Pennsylvania’s underwhelming renewable energy targets undermine the industry’s growth around the state, companies said, leaving jobs and electricity savings on the table.
The comments came during a House Consumer Affairs Committee hearing recently at the Penn State Brandywine Campus in Delaware County. The majority of the state’s 426 registered solar companies operate in the state’s southeastern corner.
But the potential for the industry to flourish still exists, said the Solar Energy Industries Association (SEIA), if only the state revamped some of its policies to incentivize more investment.
Of the 13 states within PJM, the regional power grid operator, Pennsylvania’s nearly 1GW solar fleet outpaces only West Virginia and Kentucky. Scott Elias, senior manager of state affairs for SEIA, said Pennsylvania’s low target for solar energy procurement in its Alternative Energy Portfolio Standard (AEPS) is mostly to blame.
“Some states have more aggressive goals,” he said. “Even 2.5% by 2030 would increase the demand in Pennsylvania.”
The AEPS, first established in 2004, requires electricity suppliers to procure a certain percentage of their power from alternative energy sources, such as solar or wind farms. The legislation dialed up the mandate for Tier 1 resources from 1.5% in its first year to 8% in its 15th year. The goal for solar procurement, however, is just 0.5%.
In the decade and a half since, alternative energy goals in surrounding states have soared past Pennsylvania’s targets. In Virginia, for example, the state government adopted a plan to procure up to 50% of its electricity from renewable resources over the next decade. The mandate will dial up to 100% by 2050.
Pennsylvania’s current AEPS targets expired in May. A bipartisan Senate proposal to boost Tier 1 resources from 8% penetration to 18% has not yet made it out of committee.
The measure came from two senators from different parties on different sides of the state – Dan Laughlin, R-Erie, and Art Haywood, D-Philadelphia – who say building out Pennsylvania’s clean energy portfolio will boost the economy, create jobs and address climate change.
Elias said during the hearing that indeed massive growth over the past two decade has turned solar energy into a $25 billion industry.
"The solar industry right here in Pennsylvania means business,” he said. “The industry has invested nearly $3 billion here and employs over 4,000 workers.”
The association said more than 786 MW of solar energy powers about 97,000 homes in Pennsylvania. That ranks the state 22nd nationwide for solar deployment.
It's not nearly good enough for Rep. Chris Quinn, R-Media.
“Pennsylvania has always been a leading producer of energy in all of its productions,” he said. “We cannot allow the commonwealth to fall behind, and I look forward to more jobs in the solar industry.”
Quinn sponsored a bill in June that would increase solar energy procurement to 2% by 2029, separate from and on top of any AEPS requirement. It awaits consideration in the committee.
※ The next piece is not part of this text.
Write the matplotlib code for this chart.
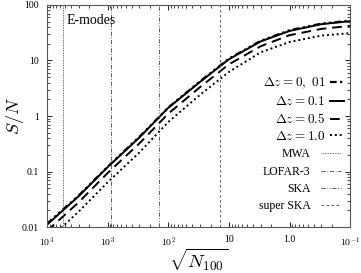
import numpy as np
import matplotlib
matplotlib.use('Agg')
import matplotlib.pyplot as plt
from matplotlib.ticker import FixedLocator, FixedFormatter, LogLocator, NullFormatter

plt.rcParams['font.family'] = ['Liberation Serif', 'DejaVu Serif']
plt.rcParams['mathtext.fontset'] = 'cm'

# sqrt(N_100) sample points and S/N
sqrt_n = [1e4, 3e3, 1e3, 300, 100, 30, 10, 3, 1, 0.3, 0.1]
sn_001 = [0.0115, 0.037, 0.122, 0.42, 1.42, 4.2, 10.8, 22.5, 35, 46, 52]
sn_01 = [0.011, 0.036, 0.12, 0.41, 1.4, 4.1, 10.5, 22, 34, 45, 51]
sn_05 = [0.0085, 0.028, 0.094, 0.32, 1.1, 3.3, 8.5, 18, 28.5, 37, 42]
sn_10 = [0.0056, 0.019, 0.064, 0.22, 0.78, 2.4, 6.2, 14, 21.5, 28, 31]

experiments = ['MWA', 'LOFAR-3', 'SKA', 'super SKA']
exp_pos = [5450, 880, 141, 14]

xticks = [1e4, 1e3, 1e2, 10, 1, 0.1]
xticklabels = ['$10^4$', '$10^3$', '$10^2$', '10', '1.0', '$10^{-1}$']
yticks = [0.01, 0.1, 1, 10, 100]
yticklabels = ['0.01', '0.1', '1', '10', '100']

fig = plt.figure(figsize=(3.61, 2.73), dpi=100)
ax = fig.add_axes([0.130, 0.168, 0.840, 0.814])

l1, = ax.plot(sqrt_n, sn_001, color='black', lw=1.6, dashes=(3, 1.5, 1, 1.5, 1, 1.5))
l2, = ax.plot(sqrt_n, sn_01, color='black', lw=1.4, ls='-')
l3, = ax.plot(sqrt_n, sn_05, color='black', lw=1.4, dashes=(5, 3))
l4, = ax.plot(sqrt_n, sn_10, color='black', lw=1.4, dashes=(1, 1.5))

exp_styles = [dict(dashes=(1, 1)), dict(dashes=(5, 2, 1, 2)),
              dict(dashes=(5, 2, 1, 2, 1, 2)), dict(dashes=(3, 3))]
vh = []
for pos, st in zip(exp_pos, exp_styles):
    h = ax.axvline(pos, color='#444444', lw=0.6, **st)
    vh.append(h)

ax.set_xscale('log')
ax.set_yscale('log')
ax.set_xlim(1e4, 0.1)
ax.set_ylim(0.01, 100)

ax.xaxis.set_major_locator(FixedLocator(xticks))
ax.xaxis.set_major_formatter(FixedFormatter(xticklabels))
ax.yaxis.set_major_locator(FixedLocator(yticks))
ax.yaxis.set_major_formatter(FixedFormatter(yticklabels))
ax.xaxis.set_minor_locator(LogLocator(base=10, subs=np.arange(2, 10), numticks=20))
ax.yaxis.set_minor_locator(LogLocator(base=10, subs=np.arange(2, 10), numticks=20))
ax.xaxis.set_minor_formatter(NullFormatter())
ax.yaxis.set_minor_formatter(NullFormatter())
ax.tick_params(which='both', direction='in', top=True, right=True, labelsize=7, pad=6)
ax.tick_params(which='major', length=3.5, width=0.6)
ax.tick_params(which='minor', length=2, width=0.5)
for s in ax.spines.values():
    s.set_linewidth(0.8)
    s.set_color('#555555')

ax.set_xlabel(r'$\sqrt{N_{100}}$', fontsize=13.5)
ax.xaxis.set_label_coords(0.5, -0.088)
ax.set_ylabel(r'$S/N$', fontsize=13)
ax.yaxis.set_label_coords(-0.068, 0.5)

ax.text(0.063, 0.93, 'E-modes', transform=ax.transAxes, fontsize=10, va='center')

leg1 = ax.legend([l1, l2, l3, l4],
                 [r'$\Delta z = 0,\ 01$', r'$\Delta z = 0.1$', r'$\Delta z = 0.5$', r'$\Delta z = 1.0$'],
                 loc='upper right', bbox_to_anchor=(1.0, 0.71), frameon=False, markerfirst=False,
                 fontsize=9.5, handlelength=1.0, handletextpad=0.4, labelspacing=0.3,
                 borderaxespad=0.1)
ax.add_artist(leg1)
ax.legend(vh, experiments, loc='lower right', bbox_to_anchor=(0.99, 0.04), frameon=False,
          markerfirst=False, fontsize=8.5, handlelength=1.7, handletextpad=0.9,
          labelspacing=0.45, borderaxespad=0.1)

fig.savefig('out.png', dpi=100)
Tom Bonner, energy policy manager at PECO, agreed that dialing up portfolio standard targets would spur more investment in the state. PECO provides electricity to 1.6 million customers in southeastern Pennsylvania and suggests boosting the solar target to 5% by 2030.
“Expanding the AEPS requirement is the most efficient way to continue growing solar in the state,” he told the committee.
Republican Chairman Rob Matzie, R-Ambridge, said he’s “on record in favor of an all-in energy portfolio in Pennsylvania.”
“That includes renewables like solar,” he said. "This is a great opportunity for members to get information on where we are and what is needed to get to that diverse and, in my judgment, necessary energy mix.”
Diversifying the state’s energy portfolio – dominated by natural gas, coal and nuclear power – will grow more crucial as the state’s regulatory process for joining the Regional Greenhouse Gas Initiative enters its final stages.
RGGI caps carbon emissions from the power sector in an effort to reduce greenhouse gas pollution. Pennsylvania is on track to become the 12th state to join the consortium, though legal challenges and legislative interference is expected to slow the process.